**What you have to do**
Write out the full set of records exactly. Any pictures in them do not belong in the copy.

________________________

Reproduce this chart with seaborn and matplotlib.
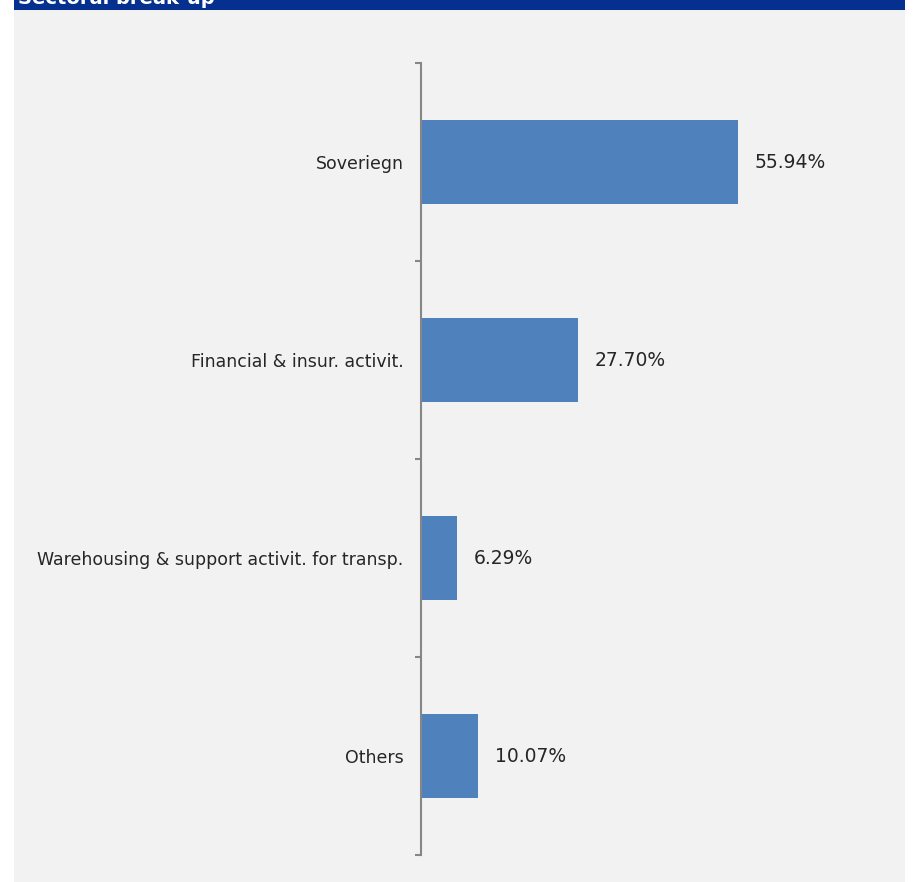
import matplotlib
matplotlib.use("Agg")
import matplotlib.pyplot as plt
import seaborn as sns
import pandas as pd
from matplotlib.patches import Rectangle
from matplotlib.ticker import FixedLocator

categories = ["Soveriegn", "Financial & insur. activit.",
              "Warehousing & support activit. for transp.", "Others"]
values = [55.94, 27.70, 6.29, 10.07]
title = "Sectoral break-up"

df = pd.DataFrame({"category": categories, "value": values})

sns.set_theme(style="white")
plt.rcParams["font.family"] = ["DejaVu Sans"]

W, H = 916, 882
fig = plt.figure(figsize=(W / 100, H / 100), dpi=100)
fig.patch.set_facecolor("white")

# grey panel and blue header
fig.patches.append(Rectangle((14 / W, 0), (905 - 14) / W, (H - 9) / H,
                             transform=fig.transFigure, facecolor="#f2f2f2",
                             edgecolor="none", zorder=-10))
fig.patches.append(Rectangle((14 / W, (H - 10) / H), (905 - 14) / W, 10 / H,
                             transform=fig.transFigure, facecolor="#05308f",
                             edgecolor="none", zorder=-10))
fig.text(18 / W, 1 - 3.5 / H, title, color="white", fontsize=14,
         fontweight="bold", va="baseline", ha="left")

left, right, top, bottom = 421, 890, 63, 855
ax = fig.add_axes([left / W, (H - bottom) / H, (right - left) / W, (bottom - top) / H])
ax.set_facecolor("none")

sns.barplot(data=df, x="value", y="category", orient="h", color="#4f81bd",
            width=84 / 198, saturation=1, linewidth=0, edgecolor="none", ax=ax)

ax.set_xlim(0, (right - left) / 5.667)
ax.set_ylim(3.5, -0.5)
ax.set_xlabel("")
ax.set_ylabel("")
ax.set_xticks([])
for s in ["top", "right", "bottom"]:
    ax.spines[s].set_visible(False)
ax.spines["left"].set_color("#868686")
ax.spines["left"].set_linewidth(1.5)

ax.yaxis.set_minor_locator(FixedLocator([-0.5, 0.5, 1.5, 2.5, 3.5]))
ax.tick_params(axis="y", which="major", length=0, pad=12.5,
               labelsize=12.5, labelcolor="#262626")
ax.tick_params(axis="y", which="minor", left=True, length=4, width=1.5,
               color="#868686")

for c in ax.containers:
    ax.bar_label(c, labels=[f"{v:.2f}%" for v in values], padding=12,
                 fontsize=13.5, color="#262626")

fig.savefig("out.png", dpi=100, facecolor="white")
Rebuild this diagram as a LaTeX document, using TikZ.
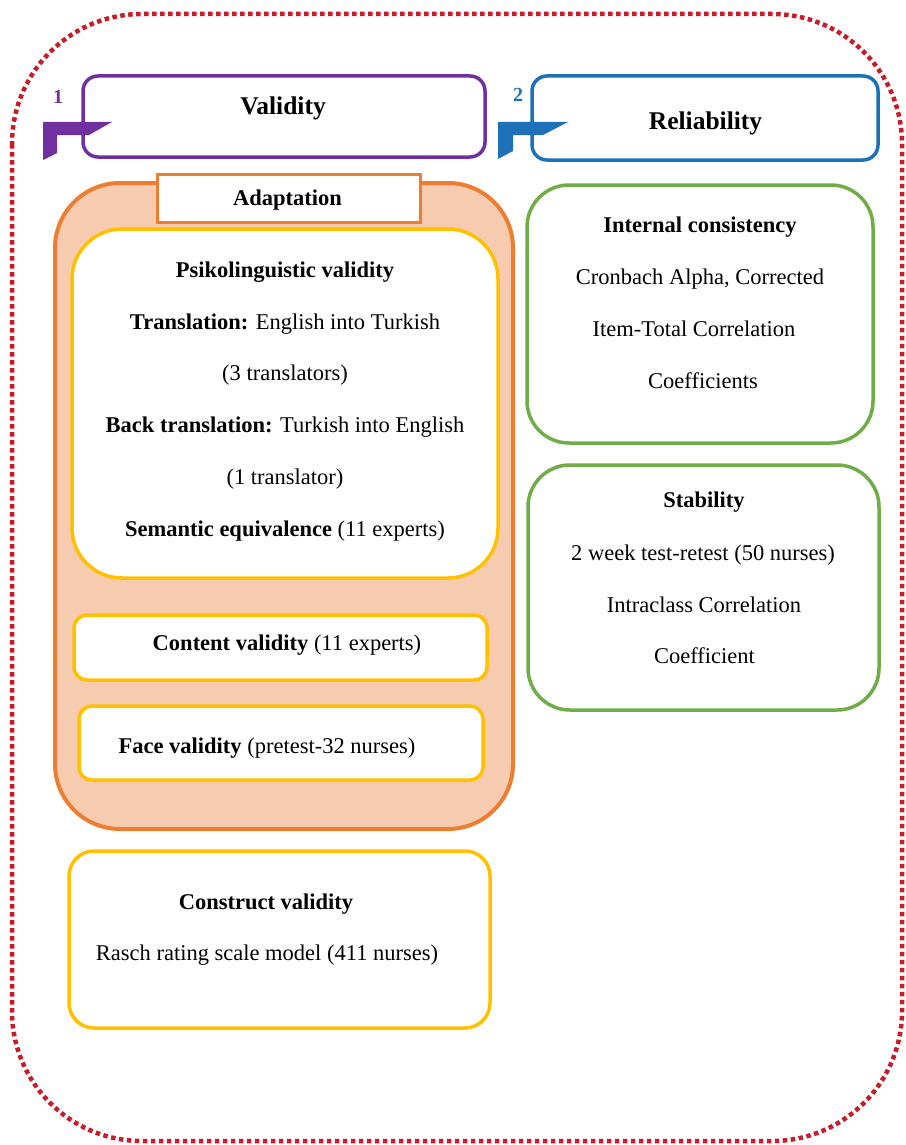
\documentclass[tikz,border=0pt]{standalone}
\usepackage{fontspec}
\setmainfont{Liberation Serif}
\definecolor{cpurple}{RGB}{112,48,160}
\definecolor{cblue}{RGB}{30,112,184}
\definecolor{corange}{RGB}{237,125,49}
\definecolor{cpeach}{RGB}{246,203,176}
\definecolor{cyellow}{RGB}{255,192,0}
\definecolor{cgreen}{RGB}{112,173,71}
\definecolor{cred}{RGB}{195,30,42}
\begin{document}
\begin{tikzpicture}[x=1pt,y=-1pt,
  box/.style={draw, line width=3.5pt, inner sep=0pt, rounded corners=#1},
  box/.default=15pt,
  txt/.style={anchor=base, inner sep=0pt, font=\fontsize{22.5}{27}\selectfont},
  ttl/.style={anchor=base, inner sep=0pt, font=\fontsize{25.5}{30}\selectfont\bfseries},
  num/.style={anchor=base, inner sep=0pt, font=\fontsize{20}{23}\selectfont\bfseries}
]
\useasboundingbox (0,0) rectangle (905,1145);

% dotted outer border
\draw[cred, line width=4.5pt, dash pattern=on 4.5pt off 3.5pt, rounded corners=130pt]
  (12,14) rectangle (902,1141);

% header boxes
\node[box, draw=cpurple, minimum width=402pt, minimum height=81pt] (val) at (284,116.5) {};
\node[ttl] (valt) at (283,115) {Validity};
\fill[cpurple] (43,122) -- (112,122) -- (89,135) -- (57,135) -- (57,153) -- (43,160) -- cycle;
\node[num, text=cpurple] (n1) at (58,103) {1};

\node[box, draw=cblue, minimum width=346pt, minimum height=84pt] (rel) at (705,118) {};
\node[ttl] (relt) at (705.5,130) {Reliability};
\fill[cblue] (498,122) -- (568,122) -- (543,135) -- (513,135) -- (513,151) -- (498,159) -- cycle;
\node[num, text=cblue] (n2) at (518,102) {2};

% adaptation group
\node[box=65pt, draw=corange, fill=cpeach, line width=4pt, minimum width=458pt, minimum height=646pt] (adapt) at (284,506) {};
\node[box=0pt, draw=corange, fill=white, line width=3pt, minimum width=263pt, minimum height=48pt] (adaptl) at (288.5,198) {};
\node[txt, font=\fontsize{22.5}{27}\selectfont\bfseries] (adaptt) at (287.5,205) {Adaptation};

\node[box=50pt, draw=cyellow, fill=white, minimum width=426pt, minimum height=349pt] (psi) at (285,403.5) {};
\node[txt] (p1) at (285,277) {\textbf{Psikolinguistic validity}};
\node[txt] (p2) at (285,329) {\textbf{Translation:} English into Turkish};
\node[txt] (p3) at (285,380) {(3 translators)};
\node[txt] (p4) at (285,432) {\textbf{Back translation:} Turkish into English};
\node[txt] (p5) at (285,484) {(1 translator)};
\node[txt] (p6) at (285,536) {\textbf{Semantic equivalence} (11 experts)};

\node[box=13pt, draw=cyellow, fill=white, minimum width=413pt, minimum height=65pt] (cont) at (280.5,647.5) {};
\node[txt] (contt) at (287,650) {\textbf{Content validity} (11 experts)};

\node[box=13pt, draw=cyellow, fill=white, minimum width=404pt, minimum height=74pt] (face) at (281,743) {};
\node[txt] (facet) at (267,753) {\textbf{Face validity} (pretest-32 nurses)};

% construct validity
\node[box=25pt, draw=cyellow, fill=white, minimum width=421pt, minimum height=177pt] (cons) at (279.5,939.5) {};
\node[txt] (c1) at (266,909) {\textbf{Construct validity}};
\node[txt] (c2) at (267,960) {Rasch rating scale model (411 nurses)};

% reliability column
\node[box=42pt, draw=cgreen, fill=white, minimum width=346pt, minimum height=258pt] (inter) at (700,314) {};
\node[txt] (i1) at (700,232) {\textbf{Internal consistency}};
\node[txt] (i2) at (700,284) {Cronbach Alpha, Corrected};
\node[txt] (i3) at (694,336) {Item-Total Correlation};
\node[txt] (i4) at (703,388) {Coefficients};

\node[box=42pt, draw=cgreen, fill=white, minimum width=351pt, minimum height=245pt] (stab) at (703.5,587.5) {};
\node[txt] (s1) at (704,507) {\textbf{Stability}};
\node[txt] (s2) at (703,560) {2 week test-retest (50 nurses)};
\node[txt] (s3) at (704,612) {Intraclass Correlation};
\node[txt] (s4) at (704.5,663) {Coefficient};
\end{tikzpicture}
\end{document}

________________________

**Task solution**
Reproduce this chart with seaborn and matplotlib.
import matplotlib
matplotlib.use("Agg")
import matplotlib.pyplot as plt
import seaborn as sns
import pandas as pd
from matplotlib.patches import Rectangle
from matplotlib.ticker import FixedLocator

categories = ["Soveriegn", "Financial & insur. activit.",
              "Warehousing & support activit. for transp.", "Others"]
values = [55.94, 27.70, 6.29, 10.07]
title = "Sectoral break-up"

df = pd.DataFrame({"category": categories, "value": values})

sns.set_theme(style="white")
plt.rcParams["font.family"] = ["DejaVu Sans"]

W, H = 916, 882
fig = plt.figure(figsize=(W / 100, H / 100), dpi=100)
fig.patch.set_facecolor("white")

# grey panel and blue header
fig.patches.append(Rectangle((14 / W, 0), (905 - 14) / W, (H - 9) / H,
                             transform=fig.transFigure, facecolor="#f2f2f2",
                             edgecolor="none", zorder=-10))
fig.patches.append(Rectangle((14 / W, (H - 10) / H), (905 - 14) / W, 10 / H,
                             transform=fig.transFigure, facecolor="#05308f",
                             edgecolor="none", zorder=-10))
fig.text(18 / W, 1 - 3.5 / H, title, color="white", fontsize=14,
         fontweight="bold", va="baseline", ha="left")

left, right, top, bottom = 421, 890, 63, 855
ax = fig.add_axes([left / W, (H - bottom) / H, (right - left) / W, (bottom - top) / H])
ax.set_facecolor("none")

sns.barplot(data=df, x="value", y="category", orient="h", color="#4f81bd",
            width=84 / 198, saturation=1, linewidth=0, edgecolor="none", ax=ax)

ax.set_xlim(0, (right - left) / 5.667)
ax.set_ylim(3.5, -0.5)
ax.set_xlabel("")
ax.set_ylabel("")
ax.set_xticks([])
for s in ["top", "right", "bottom"]:
    ax.spines[s].set_visible(False)
ax.spines["left"].set_color("#868686")
ax.spines["left"].set_linewidth(1.5)

ax.yaxis.set_minor_locator(FixedLocator([-0.5, 0.5, 1.5, 2.5, 3.5]))
ax.tick_params(axis="y", which="major", length=0, pad=12.5,
               labelsize=12.5, labelcolor="#262626")
ax.tick_params(axis="y", which="minor", left=True, length=4, width=1.5,
               color="#868686")

for c in ax.containers:
    ax.bar_label(c, labels=[f"{v:.2f}%" for v in values], padding=12,
                 fontsize=13.5, color="#262626")

fig.savefig("out.png", dpi=100, facecolor="white")
Rebuild this diagram as a LaTeX document, using TikZ.
\documentclass[tikz,border=0pt]{standalone}
\usepackage{fontspec}
\setmainfont{Liberation Serif}
\definecolor{cpurple}{RGB}{112,48,160}
\definecolor{cblue}{RGB}{30,112,184}
\definecolor{corange}{RGB}{237,125,49}
\definecolor{cpeach}{RGB}{246,203,176}
\definecolor{cyellow}{RGB}{255,192,0}
\definecolor{cgreen}{RGB}{112,173,71}
\definecolor{cred}{RGB}{195,30,42}
\begin{document}
\begin{tikzpicture}[x=1pt,y=-1pt,
  box/.style={draw, line width=3.5pt, inner sep=0pt, rounded corners=#1},
  box/.default=15pt,
  txt/.style={anchor=base, inner sep=0pt, font=\fontsize{22.5}{27}\selectfont},
  ttl/.style={anchor=base, inner sep=0pt, font=\fontsize{25.5}{30}\selectfont\bfseries},
  num/.style={anchor=base, inner sep=0pt, font=\fontsize{20}{23}\selectfont\bfseries}
]
\useasboundingbox (0,0) rectangle (905,1145);

% dotted outer border
\draw[cred, line width=4.5pt, dash pattern=on 4.5pt off 3.5pt, rounded corners=130pt]
  (12,14) rectangle (902,1141);

% header boxes
\node[box, draw=cpurple, minimum width=402pt, minimum height=81pt] (val) at (284,116.5) {};
\node[ttl] (valt) at (283,115) {Validity};
\fill[cpurple] (43,122) -- (112,122) -- (89,135) -- (57,135) -- (57,153) -- (43,160) -- cycle;
\node[num, text=cpurple] (n1) at (58,103) {1};

\node[box, draw=cblue, minimum width=346pt, minimum height=84pt] (rel) at (705,118) {};
\node[ttl] (relt) at (705.5,130) {Reliability};
\fill[cblue] (498,122) -- (568,122) -- (543,135) -- (513,135) -- (513,151) -- (498,159) -- cycle;
\node[num, text=cblue] (n2) at (518,102) {2};

% adaptation group
\node[box=65pt, draw=corange, fill=cpeach, line width=4pt, minimum width=458pt, minimum height=646pt] (adapt) at (284,506) {};
\node[box=0pt, draw=corange, fill=white, line width=3pt, minimum width=263pt, minimum height=48pt] (adaptl) at (288.5,198) {};
\node[txt, font=\fontsize{22.5}{27}\selectfont\bfseries] (adaptt) at (287.5,205) {Adaptation};

\node[box=50pt, draw=cyellow, fill=white, minimum width=426pt, minimum height=349pt] (psi) at (285,403.5) {};
\node[txt] (p1) at (285,277) {\textbf{Psikolinguistic validity}};
\node[txt] (p2) at (285,329) {\textbf{Translation:} English into Turkish};
\node[txt] (p3) at (285,380) {(3 translators)};
\node[txt] (p4) at (285,432) {\textbf{Back translation:} Turkish into English};
\node[txt] (p5) at (285,484) {(1 translator)};
\node[txt] (p6) at (285,536) {\textbf{Semantic equivalence} (11 experts)};

\node[box=13pt, draw=cyellow, fill=white, minimum width=413pt, minimum height=65pt] (cont) at (280.5,647.5) {};
\node[txt] (contt) at (287,650) {\textbf{Content validity} (11 experts)};

\node[box=13pt, draw=cyellow, fill=white, minimum width=404pt, minimum height=74pt] (face) at (281,743) {};
\node[txt] (facet) at (267,753) {\textbf{Face validity} (pretest-32 nurses)};

% construct validity
\node[box=25pt, draw=cyellow, fill=white, minimum width=421pt, minimum height=177pt] (cons) at (279.5,939.5) {};
\node[txt] (c1) at (266,909) {\textbf{Construct validity}};
\node[txt] (c2) at (267,960) {Rasch rating scale model (411 nurses)};

% reliability column
\node[box=42pt, draw=cgreen, fill=white, minimum width=346pt, minimum height=258pt] (inter) at (700,314) {};
\node[txt] (i1) at (700,232) {\textbf{Internal consistency}};
\node[txt] (i2) at (700,284) {Cronbach Alpha, Corrected};
\node[txt] (i3) at (694,336) {Item-Total Correlation};
\node[txt] (i4) at (703,388) {Coefficients};

\node[box=42pt, draw=cgreen, fill=white, minimum width=351pt, minimum height=245pt] (stab) at (703.5,587.5) {};
\node[txt] (s1) at (704,507) {\textbf{Stability}};
\node[txt] (s2) at (703,560) {2 week test-retest (50 nurses)};
\node[txt] (s3) at (704,612) {Intraclass Correlation};
\node[txt] (s4) at (704.5,663) {Coefficient};
\end{tikzpicture}
\end{document}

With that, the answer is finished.